- [EXCERPTED RECORDS]

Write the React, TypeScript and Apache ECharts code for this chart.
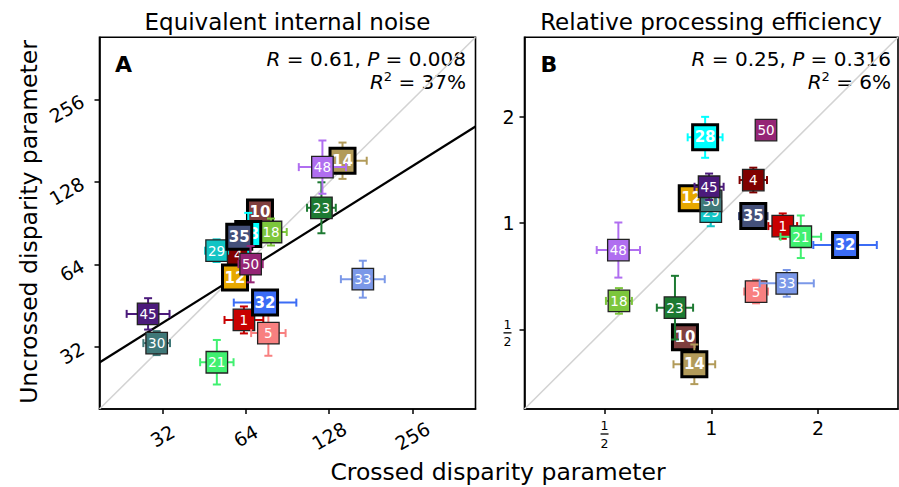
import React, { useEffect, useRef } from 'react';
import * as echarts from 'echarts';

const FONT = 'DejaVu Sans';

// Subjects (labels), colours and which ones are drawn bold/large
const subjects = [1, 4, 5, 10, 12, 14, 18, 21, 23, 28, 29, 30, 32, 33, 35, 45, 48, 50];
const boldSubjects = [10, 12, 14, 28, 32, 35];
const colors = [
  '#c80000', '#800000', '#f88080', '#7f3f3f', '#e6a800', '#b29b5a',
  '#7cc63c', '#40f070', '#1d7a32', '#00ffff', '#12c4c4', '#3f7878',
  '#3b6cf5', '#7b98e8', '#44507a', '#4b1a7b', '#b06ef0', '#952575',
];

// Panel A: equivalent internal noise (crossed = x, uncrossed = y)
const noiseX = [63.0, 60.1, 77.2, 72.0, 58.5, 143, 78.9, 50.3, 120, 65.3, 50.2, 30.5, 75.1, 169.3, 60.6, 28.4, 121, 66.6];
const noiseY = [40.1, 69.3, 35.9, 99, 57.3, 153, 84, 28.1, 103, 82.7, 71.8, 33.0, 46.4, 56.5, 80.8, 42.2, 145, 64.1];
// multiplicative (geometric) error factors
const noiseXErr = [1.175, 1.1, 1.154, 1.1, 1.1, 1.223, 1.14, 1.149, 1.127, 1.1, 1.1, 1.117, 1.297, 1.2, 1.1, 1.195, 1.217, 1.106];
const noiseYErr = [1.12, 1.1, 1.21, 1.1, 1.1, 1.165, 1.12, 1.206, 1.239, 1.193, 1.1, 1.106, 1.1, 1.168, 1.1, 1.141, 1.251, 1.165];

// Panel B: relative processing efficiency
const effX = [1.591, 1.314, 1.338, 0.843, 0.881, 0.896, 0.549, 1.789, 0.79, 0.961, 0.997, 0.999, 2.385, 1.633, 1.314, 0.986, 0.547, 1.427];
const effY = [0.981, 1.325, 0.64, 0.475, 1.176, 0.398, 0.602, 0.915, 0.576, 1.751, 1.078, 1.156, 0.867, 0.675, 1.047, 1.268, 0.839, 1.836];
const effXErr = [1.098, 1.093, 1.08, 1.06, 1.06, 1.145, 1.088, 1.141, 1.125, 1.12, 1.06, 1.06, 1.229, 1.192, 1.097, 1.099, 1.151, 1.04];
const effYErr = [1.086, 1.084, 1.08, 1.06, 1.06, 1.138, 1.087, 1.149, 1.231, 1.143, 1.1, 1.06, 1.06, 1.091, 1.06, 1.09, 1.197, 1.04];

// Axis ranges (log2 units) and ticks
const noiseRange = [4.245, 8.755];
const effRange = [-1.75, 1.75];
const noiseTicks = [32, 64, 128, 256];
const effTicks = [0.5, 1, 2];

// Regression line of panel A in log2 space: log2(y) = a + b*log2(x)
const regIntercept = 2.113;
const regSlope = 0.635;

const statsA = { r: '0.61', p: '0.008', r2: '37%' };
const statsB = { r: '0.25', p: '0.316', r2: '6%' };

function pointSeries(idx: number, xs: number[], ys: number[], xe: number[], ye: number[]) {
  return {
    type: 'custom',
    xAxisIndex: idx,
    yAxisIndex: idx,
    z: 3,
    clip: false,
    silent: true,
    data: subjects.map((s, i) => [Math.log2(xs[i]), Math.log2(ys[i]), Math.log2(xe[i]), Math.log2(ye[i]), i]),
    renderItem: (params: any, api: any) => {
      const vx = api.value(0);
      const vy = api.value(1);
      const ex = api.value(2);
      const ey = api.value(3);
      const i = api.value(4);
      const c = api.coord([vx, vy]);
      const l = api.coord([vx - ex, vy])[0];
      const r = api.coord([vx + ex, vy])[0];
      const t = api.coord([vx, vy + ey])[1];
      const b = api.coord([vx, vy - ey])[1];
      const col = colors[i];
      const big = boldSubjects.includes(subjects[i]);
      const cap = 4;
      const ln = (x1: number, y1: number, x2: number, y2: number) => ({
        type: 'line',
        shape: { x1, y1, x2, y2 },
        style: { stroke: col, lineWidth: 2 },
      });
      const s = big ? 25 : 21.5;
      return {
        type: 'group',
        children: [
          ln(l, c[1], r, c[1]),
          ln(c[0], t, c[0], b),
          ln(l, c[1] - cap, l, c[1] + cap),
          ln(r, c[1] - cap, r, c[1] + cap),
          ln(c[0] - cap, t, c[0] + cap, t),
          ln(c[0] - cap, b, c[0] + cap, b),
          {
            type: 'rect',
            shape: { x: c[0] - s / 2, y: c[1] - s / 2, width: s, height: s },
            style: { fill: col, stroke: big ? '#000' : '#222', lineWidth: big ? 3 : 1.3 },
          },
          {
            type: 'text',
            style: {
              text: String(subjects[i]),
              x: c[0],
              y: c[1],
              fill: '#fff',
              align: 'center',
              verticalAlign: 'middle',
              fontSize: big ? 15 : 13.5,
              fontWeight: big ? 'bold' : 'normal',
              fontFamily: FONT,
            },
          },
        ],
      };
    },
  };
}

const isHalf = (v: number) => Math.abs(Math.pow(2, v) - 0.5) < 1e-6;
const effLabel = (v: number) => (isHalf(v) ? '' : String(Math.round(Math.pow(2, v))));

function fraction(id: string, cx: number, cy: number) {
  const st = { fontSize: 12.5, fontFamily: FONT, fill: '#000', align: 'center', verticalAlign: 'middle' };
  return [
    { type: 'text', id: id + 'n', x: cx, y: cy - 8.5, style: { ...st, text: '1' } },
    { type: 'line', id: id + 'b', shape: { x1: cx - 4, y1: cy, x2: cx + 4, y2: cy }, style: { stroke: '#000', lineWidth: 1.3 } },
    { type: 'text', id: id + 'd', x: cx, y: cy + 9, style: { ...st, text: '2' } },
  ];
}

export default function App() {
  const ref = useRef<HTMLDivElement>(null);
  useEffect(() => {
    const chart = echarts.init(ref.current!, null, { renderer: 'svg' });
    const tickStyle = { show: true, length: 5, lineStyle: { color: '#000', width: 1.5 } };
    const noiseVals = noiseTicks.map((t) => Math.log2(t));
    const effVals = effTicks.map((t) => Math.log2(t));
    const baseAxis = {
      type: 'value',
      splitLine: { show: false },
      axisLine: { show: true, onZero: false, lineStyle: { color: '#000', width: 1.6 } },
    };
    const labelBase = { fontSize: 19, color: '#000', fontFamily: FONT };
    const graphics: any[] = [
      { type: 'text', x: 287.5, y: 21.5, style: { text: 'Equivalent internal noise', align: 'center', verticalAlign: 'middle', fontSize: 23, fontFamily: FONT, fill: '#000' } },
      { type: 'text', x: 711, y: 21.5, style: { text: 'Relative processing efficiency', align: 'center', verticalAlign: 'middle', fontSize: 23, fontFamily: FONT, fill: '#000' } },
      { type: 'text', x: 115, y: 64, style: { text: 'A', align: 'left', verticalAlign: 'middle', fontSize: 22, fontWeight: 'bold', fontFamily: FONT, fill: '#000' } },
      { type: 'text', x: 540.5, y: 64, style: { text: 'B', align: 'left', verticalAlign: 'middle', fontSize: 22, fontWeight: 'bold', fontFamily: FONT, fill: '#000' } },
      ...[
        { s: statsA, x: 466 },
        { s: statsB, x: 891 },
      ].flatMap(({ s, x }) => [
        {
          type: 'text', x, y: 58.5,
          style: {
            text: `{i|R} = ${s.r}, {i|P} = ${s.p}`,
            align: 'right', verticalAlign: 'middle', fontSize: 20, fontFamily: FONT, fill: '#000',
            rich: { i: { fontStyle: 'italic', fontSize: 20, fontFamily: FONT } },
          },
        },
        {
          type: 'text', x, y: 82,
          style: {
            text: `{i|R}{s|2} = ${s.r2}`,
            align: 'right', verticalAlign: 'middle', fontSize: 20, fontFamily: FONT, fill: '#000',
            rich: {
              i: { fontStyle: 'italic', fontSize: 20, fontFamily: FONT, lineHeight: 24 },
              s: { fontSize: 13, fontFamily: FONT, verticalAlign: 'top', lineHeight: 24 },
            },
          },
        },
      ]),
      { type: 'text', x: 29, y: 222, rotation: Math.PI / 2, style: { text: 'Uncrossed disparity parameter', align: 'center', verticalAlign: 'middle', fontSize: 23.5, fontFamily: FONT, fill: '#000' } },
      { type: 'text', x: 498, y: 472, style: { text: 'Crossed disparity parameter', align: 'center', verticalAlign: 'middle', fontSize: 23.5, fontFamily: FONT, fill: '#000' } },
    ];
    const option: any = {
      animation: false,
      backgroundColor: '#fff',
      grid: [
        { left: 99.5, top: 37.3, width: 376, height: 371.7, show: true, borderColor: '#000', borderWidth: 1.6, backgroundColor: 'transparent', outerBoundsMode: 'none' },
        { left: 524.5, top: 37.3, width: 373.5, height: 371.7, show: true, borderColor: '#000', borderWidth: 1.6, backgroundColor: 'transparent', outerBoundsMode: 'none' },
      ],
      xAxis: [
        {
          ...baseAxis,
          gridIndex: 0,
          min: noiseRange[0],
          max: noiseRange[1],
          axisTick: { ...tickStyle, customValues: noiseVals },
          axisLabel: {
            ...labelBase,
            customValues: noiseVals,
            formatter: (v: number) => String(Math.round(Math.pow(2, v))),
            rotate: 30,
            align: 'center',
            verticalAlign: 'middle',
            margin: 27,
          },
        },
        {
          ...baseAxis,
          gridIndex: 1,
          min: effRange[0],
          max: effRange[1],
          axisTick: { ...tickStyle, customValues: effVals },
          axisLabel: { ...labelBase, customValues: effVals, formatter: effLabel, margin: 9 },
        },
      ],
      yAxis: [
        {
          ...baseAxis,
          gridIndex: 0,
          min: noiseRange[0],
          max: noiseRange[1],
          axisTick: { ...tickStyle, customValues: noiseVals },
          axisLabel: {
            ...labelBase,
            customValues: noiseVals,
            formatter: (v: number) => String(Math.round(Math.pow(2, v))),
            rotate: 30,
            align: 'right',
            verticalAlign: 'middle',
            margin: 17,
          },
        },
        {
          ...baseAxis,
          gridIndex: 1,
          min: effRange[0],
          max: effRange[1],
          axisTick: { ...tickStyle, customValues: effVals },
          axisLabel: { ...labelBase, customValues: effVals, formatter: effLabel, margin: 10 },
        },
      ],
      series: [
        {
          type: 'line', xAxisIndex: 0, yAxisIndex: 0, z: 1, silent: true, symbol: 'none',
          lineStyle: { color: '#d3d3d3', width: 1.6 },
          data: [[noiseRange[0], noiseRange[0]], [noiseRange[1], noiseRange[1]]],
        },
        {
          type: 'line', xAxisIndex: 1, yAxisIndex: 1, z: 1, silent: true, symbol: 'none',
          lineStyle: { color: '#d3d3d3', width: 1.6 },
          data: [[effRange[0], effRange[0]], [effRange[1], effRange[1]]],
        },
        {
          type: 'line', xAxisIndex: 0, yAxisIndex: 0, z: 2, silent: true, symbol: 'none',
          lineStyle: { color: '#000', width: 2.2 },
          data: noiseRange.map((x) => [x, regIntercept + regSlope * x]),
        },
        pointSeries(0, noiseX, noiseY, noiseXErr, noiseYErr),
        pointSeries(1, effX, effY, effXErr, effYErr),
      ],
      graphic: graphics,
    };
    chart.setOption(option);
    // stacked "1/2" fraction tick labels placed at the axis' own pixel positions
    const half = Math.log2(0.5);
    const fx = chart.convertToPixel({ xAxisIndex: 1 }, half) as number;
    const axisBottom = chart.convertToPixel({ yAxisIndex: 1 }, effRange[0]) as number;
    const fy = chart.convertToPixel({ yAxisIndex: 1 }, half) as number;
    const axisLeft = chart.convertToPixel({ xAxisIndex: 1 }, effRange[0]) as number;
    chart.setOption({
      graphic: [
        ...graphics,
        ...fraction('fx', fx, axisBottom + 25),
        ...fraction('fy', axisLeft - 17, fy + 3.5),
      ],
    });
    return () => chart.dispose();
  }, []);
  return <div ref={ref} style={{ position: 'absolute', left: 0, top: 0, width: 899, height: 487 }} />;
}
* * *
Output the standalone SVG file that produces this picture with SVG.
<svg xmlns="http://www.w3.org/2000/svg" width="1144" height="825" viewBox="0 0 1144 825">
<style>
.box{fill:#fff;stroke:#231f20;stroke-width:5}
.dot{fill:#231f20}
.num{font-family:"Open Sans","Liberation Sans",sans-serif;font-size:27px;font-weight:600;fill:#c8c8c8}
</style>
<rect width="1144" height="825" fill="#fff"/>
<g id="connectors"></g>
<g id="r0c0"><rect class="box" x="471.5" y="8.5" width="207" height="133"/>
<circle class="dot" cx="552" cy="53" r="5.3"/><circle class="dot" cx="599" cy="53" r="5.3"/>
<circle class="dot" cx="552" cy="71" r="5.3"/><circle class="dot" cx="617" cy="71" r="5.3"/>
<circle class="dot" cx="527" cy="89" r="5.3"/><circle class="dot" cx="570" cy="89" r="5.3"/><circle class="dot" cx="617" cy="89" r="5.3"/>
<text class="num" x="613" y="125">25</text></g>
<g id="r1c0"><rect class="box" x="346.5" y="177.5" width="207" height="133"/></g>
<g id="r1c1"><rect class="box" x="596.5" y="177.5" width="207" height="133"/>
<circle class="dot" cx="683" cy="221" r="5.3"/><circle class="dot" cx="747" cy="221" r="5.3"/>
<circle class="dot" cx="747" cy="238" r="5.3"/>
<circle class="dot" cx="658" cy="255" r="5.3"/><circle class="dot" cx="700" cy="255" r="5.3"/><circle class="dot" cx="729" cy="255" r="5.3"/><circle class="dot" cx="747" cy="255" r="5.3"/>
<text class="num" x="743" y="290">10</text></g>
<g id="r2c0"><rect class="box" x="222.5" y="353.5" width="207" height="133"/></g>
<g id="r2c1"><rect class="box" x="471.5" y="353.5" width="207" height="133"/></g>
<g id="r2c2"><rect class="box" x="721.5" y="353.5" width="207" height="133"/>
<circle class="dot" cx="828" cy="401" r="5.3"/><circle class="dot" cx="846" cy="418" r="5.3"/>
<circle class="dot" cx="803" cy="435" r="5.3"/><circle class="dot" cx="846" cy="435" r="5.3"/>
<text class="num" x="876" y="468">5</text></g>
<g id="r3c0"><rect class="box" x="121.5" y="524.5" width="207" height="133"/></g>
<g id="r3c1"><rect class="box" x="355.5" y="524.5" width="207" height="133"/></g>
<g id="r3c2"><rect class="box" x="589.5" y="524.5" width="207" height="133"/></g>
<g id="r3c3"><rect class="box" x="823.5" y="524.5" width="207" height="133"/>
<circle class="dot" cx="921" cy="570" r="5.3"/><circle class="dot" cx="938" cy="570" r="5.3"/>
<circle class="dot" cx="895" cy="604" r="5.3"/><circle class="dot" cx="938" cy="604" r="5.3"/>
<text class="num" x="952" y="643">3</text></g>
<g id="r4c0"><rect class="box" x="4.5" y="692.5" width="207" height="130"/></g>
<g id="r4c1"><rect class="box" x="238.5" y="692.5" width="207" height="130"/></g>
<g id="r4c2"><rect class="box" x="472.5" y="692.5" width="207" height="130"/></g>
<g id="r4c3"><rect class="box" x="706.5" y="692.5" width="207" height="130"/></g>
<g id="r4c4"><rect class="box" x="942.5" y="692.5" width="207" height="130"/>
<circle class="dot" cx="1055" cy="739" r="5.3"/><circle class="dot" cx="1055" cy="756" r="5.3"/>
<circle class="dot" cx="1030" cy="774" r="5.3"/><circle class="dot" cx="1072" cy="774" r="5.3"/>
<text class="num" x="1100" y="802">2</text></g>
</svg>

- [YOUR OBJECTIVE] Lines from the one with "Write the React, TypeScript" through the one with "const FONT = 'DejaVu Sans';" are the only ones to quote. Quote them exactly and leave out pictures.

- [RIGHT ANSWER]
Write the React, TypeScript and Apache ECharts code for this chart.
import React, { useEffect, useRef } from 'react';
import * as echarts from 'echarts';

const FONT = 'DejaVu Sans';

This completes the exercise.